The SPEN survey underscores the retrogressive character of educational policies implemented over the last two decades, which the Labour government is continuing.

Primary school education was established as a distinct stage in the English educational system by the Education Act (1944). Whilst post-primary education in England continued to be geared towards selection and examinations, a certain leeway was established with younger children. Over the next two decades, progressive ideas regarding children's development—the importance of play and encouraging a creative approach in each child—meant than in many primaries, the formally strict timetables were relaxed.

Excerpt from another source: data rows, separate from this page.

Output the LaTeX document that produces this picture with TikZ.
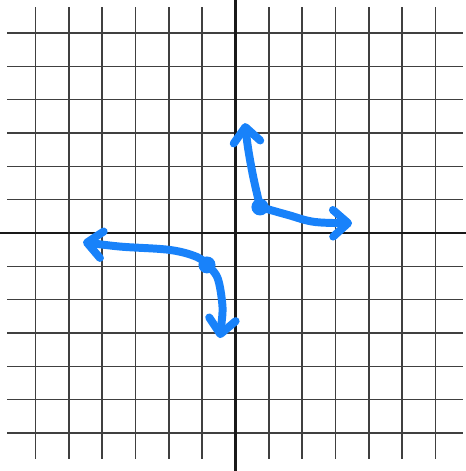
\documentclass[tikz,border=0pt]{standalone}
\usepackage{tikz}
\usetikzlibrary{arrows.meta}
\definecolor{penblue}{RGB}{24,130,250}

\begin{document}
\begin{tikzpicture}[x=0.855cm,y=0.8475cm,
		gridline/.style={line width=1.3pt,black!75},
		axisline/.style={line width=2pt,black!90},
		pen/.style={penblue,line width=6.8pt,line cap=round,line join=round,
			-{Straight Barb[length=4.5mm,width=8mm,round]}},
		pendot/.style={penblue}]
		\useasboundingbox (-8.263,-8.425) rectangle (8.088,8.248);
		
		% Grid paper
		\draw[gridline] (-8,-8) grid (8,8);
		
		% Axes
		\coordinate (L) at (-8.263,0);
		\coordinate (R) at (8.088,0);
		\coordinate (B) at (0,-8.425);
		\coordinate (T) at (0,8.248);
		\draw[axisline] (L) -- (R);
		\draw[axisline] (B) -- (T);
		
		% Points
		\coordinate (P) at (0.86,0.92);
		\coordinate (Q) at (-1.0,-1.13);
		\coordinate (Pup) at (0.33,3.89);
		\coordinate (Pright) at (4.09,0.35);
		\coordinate (Qleft) at (-5.35,-0.32);
		\coordinate (Qdown) at (-0.55,-3.72);
		
		% Upper branch
		\draw[pen] plot[smooth,tension=0.6] coordinates {(P) (0.79,1.24) (0.61,2.05) (0.44,3.01) (Pup)};
		\draw[pen] plot[smooth,tension=0.6] coordinates {(P) (1.84,0.64) (2.79,0.39) (Pright)};
		
		% Lower branch
		\draw[pen] plot[smooth,tension=0.6] coordinates {(Q) (-1.35,-0.85) (-2.30,-0.60) (-4.05,-0.48) (Qleft)};
		\draw[pen] plot[smooth,tension=0.6] coordinates {(Q) (-0.63,-1.59) (-0.46,-2.55) (-0.49,-3.2) (Qdown)};
		
		% Dots
		\fill[pendot] (P) circle (0.3);
		\fill[pendot] (Q) circle (0.3);
		
	\end{tikzpicture}
\end{document}
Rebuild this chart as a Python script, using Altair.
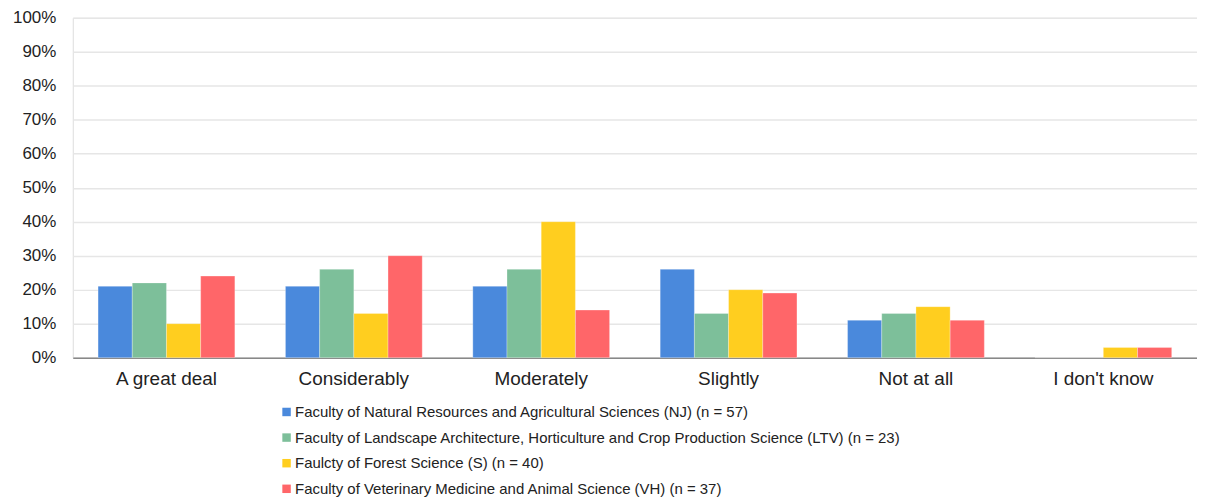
import altair as alt
import pandas as pd

categories = ["A great deal", "Considerably", "Moderately", "Slightly", "Not at all", "I don't know"]
series = [
    "Faculty of Natural Resources and Agricultural Sciences (NJ) (n = 57)",
    "Faculty of Landscape Architecture, Horticulture and Crop Production Science (LTV) (n = 23)",
    "Faulcty of Forest Science (S) (n = 40)",
    "Faculty of Veterinary Medicine and Animal Science (VH) (n = 37)",
]
nj = [21, 21, 21, 26, 11, 0]
ltv = [22, 26, 26, 13, 13, 0]
s = [10, 13, 40, 20, 15, 3]
vh = [24, 30, 14, 19, 11, 3]
colors = ["#4A89DC", "#7DBF9A", "#FFCE1F", "#FF6669"]

rows = []
for name, vals in zip(series, [nj, ltv, s, vh]):
    for c, v in zip(categories, vals):
        rows.append({"category": c, "series": name, "value": v / 100})
df = pd.DataFrame(rows)

font = "Liberation Sans"

chart = alt.Chart(df).mark_bar(stroke="white", strokeOpacity=0.35, strokeWidth=0.8).encode(
    x=alt.X("category:N", sort=categories, title=None,
            scale=alt.Scale(paddingInner=0.27, paddingOuter=0.135),
            axis=alt.Axis(labelAngle=0, labelFontSize=19, labelColor="#222222", labelFont=font,
                          ticks=False, domainColor="#888888", domainWidth=1.5, labelPadding=12, grid=False)),
    xOffset=alt.XOffset("series:N", sort=series, scale=alt.Scale(paddingInner=0, paddingOuter=0)),
    y=alt.Y("value:Q", title=None,
            scale=alt.Scale(domain=[0, 1], nice=False),
            axis=alt.Axis(format=".0%", values=[i / 10 for i in range(11)], labelFontSize=17,
                          labelColor="#222222", labelFont=font, ticks=False, domain=False,
                          gridColor="#E6E6E6", gridWidth=1.5, labelPadding=17)),
    color=alt.Color("series:N", sort=series,
                    scale=alt.Scale(domain=series, range=colors),
                    legend=alt.Legend(title=None, orient="none", legendX=207, legendY=388,
                                      symbolType="square", symbolSize=72, symbolStrokeWidth=0,
                                      labelFontSize=15, labelFont=font, labelColor="#222222",
                                      rowPadding=9.7, labelOffset=1, labelLimit=800, direction="vertical")),
).properties(width=1128, height=341,
             padding={"left": 4, "top": 0, "right": 0, "bottom": 0}).configure_view(stroke=None).configure(
    background="white")

chart.save("out.html", embed_options={"renderer": "svg", "actions": False})
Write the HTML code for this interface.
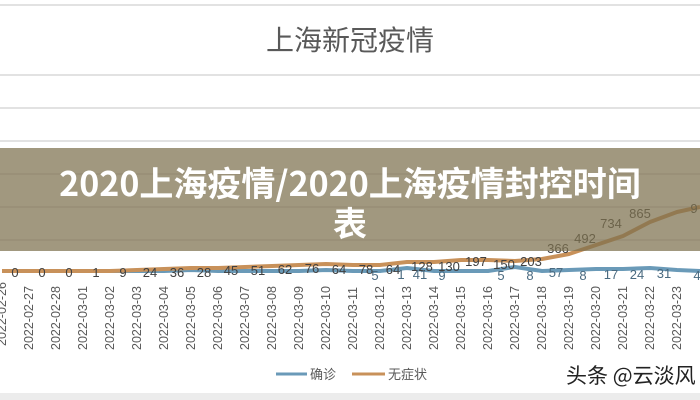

Classes were reorganised along informal lines; "small group" teaching and activities were encouraged along with an emphasis on methods involving discovery and experimentation.

These gains are now in the process of being reversed. Labour's new proposal is for formal schooling to begin for all children aged four. Throughout primary school they will be expected to have attained a certain level, and will sit regular tests to determine their ability. As schools compete against one another to perform well in the exam "league tables", children's ability to attend schools of their choice will be increasingly influenced by the grades they have achieved.

Further government measures will greatly accelerate this process. Labour has established homework targets for all school children—extending from 30 minutes each week for five-year-olds to one and a half hours daily for those in their final year. Labour has defended its proposals on the grounds that Britain's economic competitors have a greater homework tally amongst their school children. A 14-year-old Briton averages "only" six hours a week, compared to eight and a half hours a week in Japan, the government complained.

Changes to primary provision have a domino effect on the entire education system. In an earlier period, advances in primary school education strengthened those seeking to reorganise English schools along more egalitarian lines. It led to the abolition of the hated "11 plus" test—sat by all children at 11 years of age—that meant a child's future educational and employment prospects were already determined, and to the gradual establishment of comprehensive, non-selective mainstream schools. The trend towards rigorous testing for children aged four to eleven means that selective education has returned to mainstream education with a vengeance.